Ilustrasi oleh Gerd Altmann |
Kini keluarga mungkin ada di urutan ke-2
dalam daftar harta yang paling berharga. Pertama? Tentunya data pribadi kita.
Data menjadi aset yang berharga karena informasi mengenai alamat, kontak, kebiasaan
konsumen, dan segala aktivitas di ruang siber terekam dengan apik, sekali kita
mengijinkan alamat surel terdaftar di sebuah situs. Biasanya, halaman kebijakan
pengguna abai untuk kita baca karena panjang sekali.
Padahal di sanalah letak celah-celah yang
mungkin dimasukkan sebuah perusahaan kepada data pribadi kita digunakan. Pernahkan
ketika Anda mengetik sesuatu di mesin pencari, lantas halaman media sosial
dipenuhi oleh iklan yang relevan dengan apa yang anda telah cari. Seperti pengalamanku,
ketika mencari ‘kamera mirrorless murah’ di mesin pencari, maka halaman media
sosialku dipenuhi oleh iklan kamera.
Data yang sering bocor
Tentu masih segar diingatan ketika sebuah
perusahaan terkemuka yang ‘kebocoran’ data pengguna pada situsnya.

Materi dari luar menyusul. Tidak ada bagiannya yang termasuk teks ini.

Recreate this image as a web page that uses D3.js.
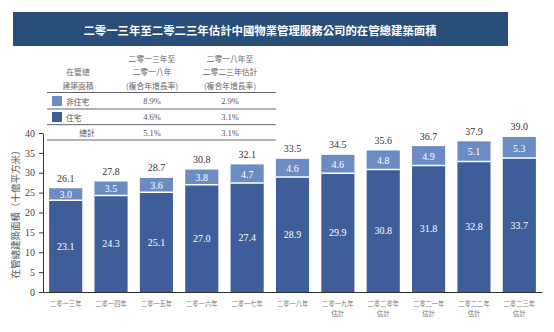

Pada zaman serba digital ini, tentunya fatal sekali apabila
data-data pengguna bocor dan disalahgunakan untuk kepentingan yang tidak baik. Apalagi, kerentanan data ini seringkali menghantui situs-situs yang sedang tren
dipakai warganet. Seperti yang diperingatkan oleh Google pada
aplikasi Zoom, di mana tengah banyak dipakai imbas dari karantina wilayah di
sejumlah daerah. Bahkan sejumlah negara membatasi ataupun melarang sepenuhnya
pemakaian aplikasi tersebut.
Jika ada waktu, coba ketikkan ‘jual
database nomor telepon’ di mesin pencari. Maka ratusan halaman penjual data
akan tersedia. Paket yang ditawarkan pun bermacam-macam, ratusan ribu hingga
jutaan rupiah. Entah itu menipu atau memang ia betul-betul punya data kita.
Seringkah kita mendapat spam SMS dari nomer tidak dikenal yang
menawarkan produk? Mungkin itu dari salah satu pembeli data. Hukum di Indonesia
sebenarnya sudah mengatur itu semua, namun para penjahat itu tampaknya lebih cerdik dari pemerintah.
Apa yang ada dibenakku adalah tidak ada
privasi yang benar-benar aman di dunia maya. Segala tindak-tanduk kita
terdeteksi di internet, tidak tahu ya apabila pakai VPN. Tidak menyebarkan
informasi yang sensitif, semisal data finansial, dan mengurangi penggunaan internet
adalah cara paling baik yang bisa dilakukan saat ini. Apakah mungkin kita akan kembali
menggunakan merpati untuk berkomunikasi?